Rows from a dataset of charts and code
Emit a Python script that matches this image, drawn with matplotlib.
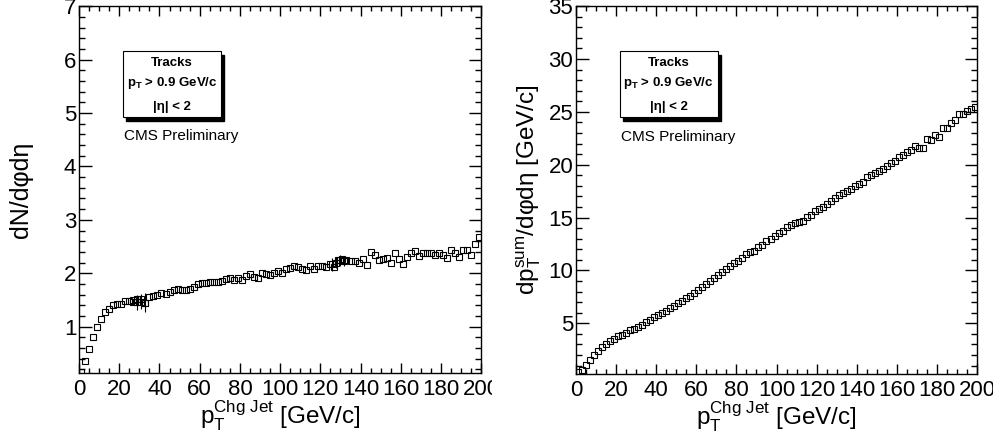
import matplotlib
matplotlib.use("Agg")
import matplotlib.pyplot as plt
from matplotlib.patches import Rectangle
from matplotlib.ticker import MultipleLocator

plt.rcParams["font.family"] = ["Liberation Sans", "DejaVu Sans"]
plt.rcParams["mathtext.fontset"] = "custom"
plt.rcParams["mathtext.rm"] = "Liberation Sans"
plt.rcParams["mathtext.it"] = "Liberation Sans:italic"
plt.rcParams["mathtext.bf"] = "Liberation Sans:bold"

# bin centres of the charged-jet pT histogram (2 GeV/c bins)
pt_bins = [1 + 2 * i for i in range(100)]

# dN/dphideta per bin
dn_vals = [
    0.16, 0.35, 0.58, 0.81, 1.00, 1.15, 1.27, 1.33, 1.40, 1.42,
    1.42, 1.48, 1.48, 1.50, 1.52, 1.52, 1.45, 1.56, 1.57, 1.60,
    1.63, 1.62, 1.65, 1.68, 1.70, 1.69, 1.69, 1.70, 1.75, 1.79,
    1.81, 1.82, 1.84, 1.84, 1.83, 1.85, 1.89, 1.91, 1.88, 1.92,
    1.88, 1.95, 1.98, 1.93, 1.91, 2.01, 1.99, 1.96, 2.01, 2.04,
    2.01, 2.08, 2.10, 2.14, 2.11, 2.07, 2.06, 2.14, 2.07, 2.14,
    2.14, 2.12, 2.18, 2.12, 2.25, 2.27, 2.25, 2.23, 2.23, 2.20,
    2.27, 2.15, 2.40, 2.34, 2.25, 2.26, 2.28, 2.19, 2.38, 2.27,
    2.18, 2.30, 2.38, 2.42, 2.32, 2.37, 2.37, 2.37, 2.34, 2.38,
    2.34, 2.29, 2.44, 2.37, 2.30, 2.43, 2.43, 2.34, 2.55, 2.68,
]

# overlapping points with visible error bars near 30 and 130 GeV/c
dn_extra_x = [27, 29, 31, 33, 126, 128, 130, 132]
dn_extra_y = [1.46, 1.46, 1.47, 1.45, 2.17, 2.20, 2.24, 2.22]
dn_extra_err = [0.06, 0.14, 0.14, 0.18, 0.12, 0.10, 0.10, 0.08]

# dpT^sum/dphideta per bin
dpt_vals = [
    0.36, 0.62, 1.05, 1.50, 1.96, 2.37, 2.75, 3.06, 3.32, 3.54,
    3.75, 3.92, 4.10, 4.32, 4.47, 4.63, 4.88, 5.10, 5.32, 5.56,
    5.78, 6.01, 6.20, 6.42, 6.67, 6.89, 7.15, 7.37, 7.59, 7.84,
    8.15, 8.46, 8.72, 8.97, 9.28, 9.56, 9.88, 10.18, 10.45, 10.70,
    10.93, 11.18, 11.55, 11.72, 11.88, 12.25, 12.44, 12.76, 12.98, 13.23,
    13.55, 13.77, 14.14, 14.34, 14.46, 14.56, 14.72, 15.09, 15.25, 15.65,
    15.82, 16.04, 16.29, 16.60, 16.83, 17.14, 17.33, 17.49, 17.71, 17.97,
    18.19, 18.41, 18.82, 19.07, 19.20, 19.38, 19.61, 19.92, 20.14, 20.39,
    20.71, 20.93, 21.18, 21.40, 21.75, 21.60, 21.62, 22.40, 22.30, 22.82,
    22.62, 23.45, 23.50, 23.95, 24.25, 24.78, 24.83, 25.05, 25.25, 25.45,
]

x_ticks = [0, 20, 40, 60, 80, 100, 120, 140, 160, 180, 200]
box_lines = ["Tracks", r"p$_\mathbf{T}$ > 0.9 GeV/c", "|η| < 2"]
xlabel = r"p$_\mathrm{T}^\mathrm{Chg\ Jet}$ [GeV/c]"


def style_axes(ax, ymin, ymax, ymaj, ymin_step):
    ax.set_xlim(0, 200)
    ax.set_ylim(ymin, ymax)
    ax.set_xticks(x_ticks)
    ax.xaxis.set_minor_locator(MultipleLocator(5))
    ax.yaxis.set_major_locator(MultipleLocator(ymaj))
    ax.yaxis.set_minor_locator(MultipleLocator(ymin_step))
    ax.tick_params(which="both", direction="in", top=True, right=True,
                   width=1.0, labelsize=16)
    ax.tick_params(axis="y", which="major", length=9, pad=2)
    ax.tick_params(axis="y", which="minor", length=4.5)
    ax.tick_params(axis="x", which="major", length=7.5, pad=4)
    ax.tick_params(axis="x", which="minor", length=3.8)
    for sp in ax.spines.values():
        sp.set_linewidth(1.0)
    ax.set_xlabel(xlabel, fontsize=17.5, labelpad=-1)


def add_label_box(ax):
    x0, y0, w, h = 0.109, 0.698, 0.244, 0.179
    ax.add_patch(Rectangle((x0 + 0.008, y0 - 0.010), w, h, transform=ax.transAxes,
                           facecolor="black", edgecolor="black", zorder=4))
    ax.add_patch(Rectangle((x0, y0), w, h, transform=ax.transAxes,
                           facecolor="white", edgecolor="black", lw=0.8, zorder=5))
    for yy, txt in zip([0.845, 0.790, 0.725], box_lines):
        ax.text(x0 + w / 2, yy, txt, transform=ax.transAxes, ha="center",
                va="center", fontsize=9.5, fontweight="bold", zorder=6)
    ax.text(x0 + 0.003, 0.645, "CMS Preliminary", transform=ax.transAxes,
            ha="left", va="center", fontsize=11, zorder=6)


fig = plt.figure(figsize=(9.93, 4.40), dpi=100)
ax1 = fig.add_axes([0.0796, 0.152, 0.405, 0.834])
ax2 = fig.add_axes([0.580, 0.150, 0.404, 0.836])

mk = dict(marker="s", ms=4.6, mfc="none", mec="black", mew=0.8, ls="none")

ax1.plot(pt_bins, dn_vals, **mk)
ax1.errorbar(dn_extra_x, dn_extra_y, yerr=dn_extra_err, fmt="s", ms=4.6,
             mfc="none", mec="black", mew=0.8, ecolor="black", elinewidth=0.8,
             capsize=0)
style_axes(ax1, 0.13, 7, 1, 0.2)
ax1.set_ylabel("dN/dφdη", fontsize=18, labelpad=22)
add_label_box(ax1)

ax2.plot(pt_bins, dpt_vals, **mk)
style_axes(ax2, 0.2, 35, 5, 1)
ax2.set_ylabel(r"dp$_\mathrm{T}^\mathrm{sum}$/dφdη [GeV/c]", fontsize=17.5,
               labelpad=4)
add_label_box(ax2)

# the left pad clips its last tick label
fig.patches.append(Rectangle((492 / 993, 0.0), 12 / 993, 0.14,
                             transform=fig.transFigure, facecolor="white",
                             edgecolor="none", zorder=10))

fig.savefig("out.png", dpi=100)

---

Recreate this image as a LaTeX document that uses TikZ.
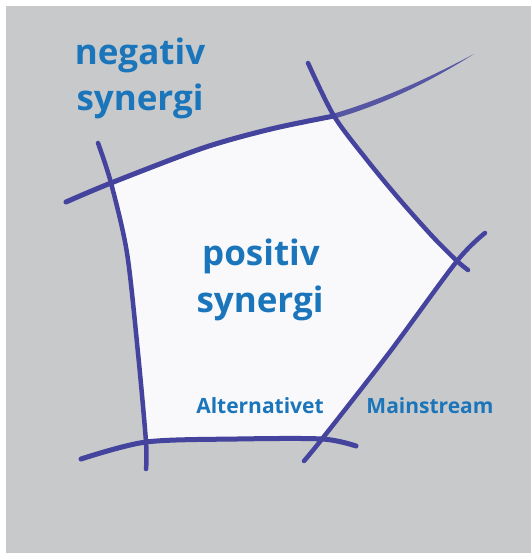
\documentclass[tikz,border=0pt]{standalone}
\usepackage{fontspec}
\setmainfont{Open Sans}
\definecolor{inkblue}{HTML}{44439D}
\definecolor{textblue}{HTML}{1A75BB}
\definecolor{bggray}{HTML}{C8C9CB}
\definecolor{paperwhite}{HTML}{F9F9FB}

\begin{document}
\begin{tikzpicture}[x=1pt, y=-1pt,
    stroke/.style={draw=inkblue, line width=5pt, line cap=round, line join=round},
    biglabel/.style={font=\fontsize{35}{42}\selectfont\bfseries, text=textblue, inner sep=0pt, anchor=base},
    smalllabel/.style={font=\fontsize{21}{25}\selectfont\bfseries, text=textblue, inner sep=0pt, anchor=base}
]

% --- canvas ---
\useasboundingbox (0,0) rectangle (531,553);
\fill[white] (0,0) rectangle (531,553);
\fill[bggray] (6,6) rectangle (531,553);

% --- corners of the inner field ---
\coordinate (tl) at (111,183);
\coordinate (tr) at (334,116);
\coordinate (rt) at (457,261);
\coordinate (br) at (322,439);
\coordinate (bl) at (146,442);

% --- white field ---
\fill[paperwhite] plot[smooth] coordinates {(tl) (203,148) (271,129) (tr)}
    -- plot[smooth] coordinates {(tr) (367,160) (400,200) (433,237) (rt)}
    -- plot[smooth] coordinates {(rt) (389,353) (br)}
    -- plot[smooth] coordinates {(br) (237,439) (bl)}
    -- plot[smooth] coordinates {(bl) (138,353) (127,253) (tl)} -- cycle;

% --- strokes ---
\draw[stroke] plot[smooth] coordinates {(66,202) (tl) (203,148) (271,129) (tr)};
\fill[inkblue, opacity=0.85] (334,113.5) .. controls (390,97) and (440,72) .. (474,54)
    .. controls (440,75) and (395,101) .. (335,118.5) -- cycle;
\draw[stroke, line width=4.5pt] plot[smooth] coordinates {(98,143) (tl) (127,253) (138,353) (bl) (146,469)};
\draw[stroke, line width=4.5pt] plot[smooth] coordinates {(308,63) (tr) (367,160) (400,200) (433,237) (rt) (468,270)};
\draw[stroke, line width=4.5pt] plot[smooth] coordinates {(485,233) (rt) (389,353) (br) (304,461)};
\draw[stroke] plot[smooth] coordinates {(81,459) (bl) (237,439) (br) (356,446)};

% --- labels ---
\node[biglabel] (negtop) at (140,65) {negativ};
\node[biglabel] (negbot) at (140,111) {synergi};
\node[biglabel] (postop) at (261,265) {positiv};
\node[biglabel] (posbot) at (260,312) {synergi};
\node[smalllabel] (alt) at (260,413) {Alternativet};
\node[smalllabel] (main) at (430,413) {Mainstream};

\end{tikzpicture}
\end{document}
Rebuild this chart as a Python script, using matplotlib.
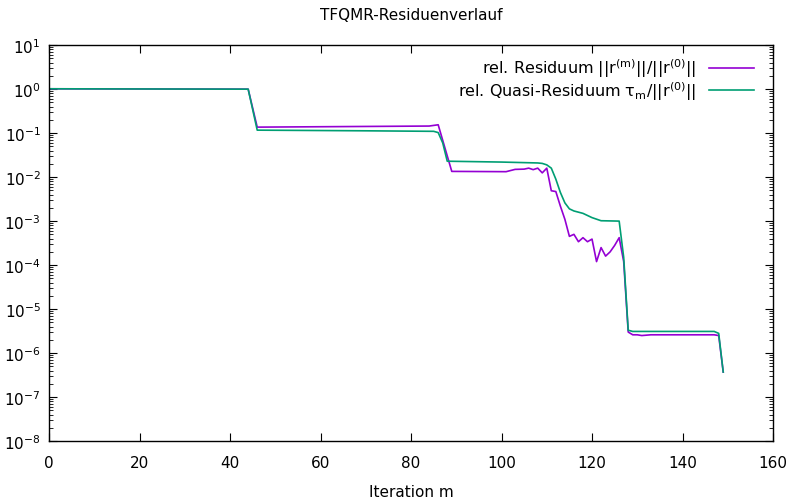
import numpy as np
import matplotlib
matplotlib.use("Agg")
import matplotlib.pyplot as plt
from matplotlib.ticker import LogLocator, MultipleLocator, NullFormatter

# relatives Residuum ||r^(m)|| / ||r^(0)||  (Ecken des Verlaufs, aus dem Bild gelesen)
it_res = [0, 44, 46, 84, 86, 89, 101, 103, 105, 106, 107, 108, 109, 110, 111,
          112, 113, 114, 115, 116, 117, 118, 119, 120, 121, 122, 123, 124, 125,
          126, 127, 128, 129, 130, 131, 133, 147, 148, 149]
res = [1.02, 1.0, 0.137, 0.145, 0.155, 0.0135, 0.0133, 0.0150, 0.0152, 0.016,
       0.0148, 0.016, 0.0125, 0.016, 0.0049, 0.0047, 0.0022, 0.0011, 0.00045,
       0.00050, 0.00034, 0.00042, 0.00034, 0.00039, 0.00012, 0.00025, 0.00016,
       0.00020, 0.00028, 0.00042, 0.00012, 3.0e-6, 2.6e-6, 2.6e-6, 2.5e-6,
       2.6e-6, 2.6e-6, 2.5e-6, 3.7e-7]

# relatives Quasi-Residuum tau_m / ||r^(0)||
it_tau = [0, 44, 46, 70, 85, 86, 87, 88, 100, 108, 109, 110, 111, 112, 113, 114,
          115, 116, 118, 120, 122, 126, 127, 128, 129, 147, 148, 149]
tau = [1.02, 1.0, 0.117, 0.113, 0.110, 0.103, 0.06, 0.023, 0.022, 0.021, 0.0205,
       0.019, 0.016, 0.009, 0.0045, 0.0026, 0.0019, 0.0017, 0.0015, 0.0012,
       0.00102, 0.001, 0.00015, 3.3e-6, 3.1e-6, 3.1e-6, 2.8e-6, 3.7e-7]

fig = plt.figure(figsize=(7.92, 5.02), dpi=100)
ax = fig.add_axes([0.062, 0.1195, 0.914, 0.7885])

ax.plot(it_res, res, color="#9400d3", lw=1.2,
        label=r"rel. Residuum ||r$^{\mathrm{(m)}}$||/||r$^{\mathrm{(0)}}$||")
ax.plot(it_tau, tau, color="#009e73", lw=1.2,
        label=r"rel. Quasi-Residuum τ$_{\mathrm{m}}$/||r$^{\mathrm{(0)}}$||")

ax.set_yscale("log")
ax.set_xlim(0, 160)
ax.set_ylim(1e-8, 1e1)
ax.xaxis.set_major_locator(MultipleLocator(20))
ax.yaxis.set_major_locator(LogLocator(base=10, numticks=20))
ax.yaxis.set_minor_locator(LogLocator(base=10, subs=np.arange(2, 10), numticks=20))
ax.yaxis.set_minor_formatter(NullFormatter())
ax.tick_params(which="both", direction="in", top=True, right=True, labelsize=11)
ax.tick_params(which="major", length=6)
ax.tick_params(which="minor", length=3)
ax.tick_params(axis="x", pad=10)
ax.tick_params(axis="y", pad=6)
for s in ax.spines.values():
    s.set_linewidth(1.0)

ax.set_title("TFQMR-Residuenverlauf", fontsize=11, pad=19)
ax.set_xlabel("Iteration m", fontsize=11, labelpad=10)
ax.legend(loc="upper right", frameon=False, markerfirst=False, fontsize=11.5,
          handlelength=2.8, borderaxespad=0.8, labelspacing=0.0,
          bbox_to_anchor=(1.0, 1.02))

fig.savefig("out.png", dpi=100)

Exercise objective |
Omit the pictures. Extract exactly the lines that begin with the one holding "Recreate this image" and end with the one holding "(bl) at (146,442);", inclusive.

Final result |
Recreate this image as a LaTeX document that uses TikZ.
\documentclass[tikz,border=0pt]{standalone}
\usepackage{fontspec}
\setmainfont{Open Sans}
\definecolor{inkblue}{HTML}{44439D}
\definecolor{textblue}{HTML}{1A75BB}
\definecolor{bggray}{HTML}{C8C9CB}
\definecolor{paperwhite}{HTML}{F9F9FB}

\begin{document}
\begin{tikzpicture}[x=1pt, y=-1pt,
    stroke/.style={draw=inkblue, line width=5pt, line cap=round, line join=round},
    biglabel/.style={font=\fontsize{35}{42}\selectfont\bfseries, text=textblue, inner sep=0pt, anchor=base},
    smalllabel/.style={font=\fontsize{21}{25}\selectfont\bfseries, text=textblue, inner sep=0pt, anchor=base}
]

% --- canvas ---
\useasboundingbox (0,0) rectangle (531,553);
\fill[white] (0,0) rectangle (531,553);
\fill[bggray] (6,6) rectangle (531,553);

% --- corners of the inner field ---
\coordinate (tl) at (111,183);
\coordinate (tr) at (334,116);
\coordinate (rt) at (457,261);
\coordinate (br) at (322,439);
\coordinate (bl) at (146,442);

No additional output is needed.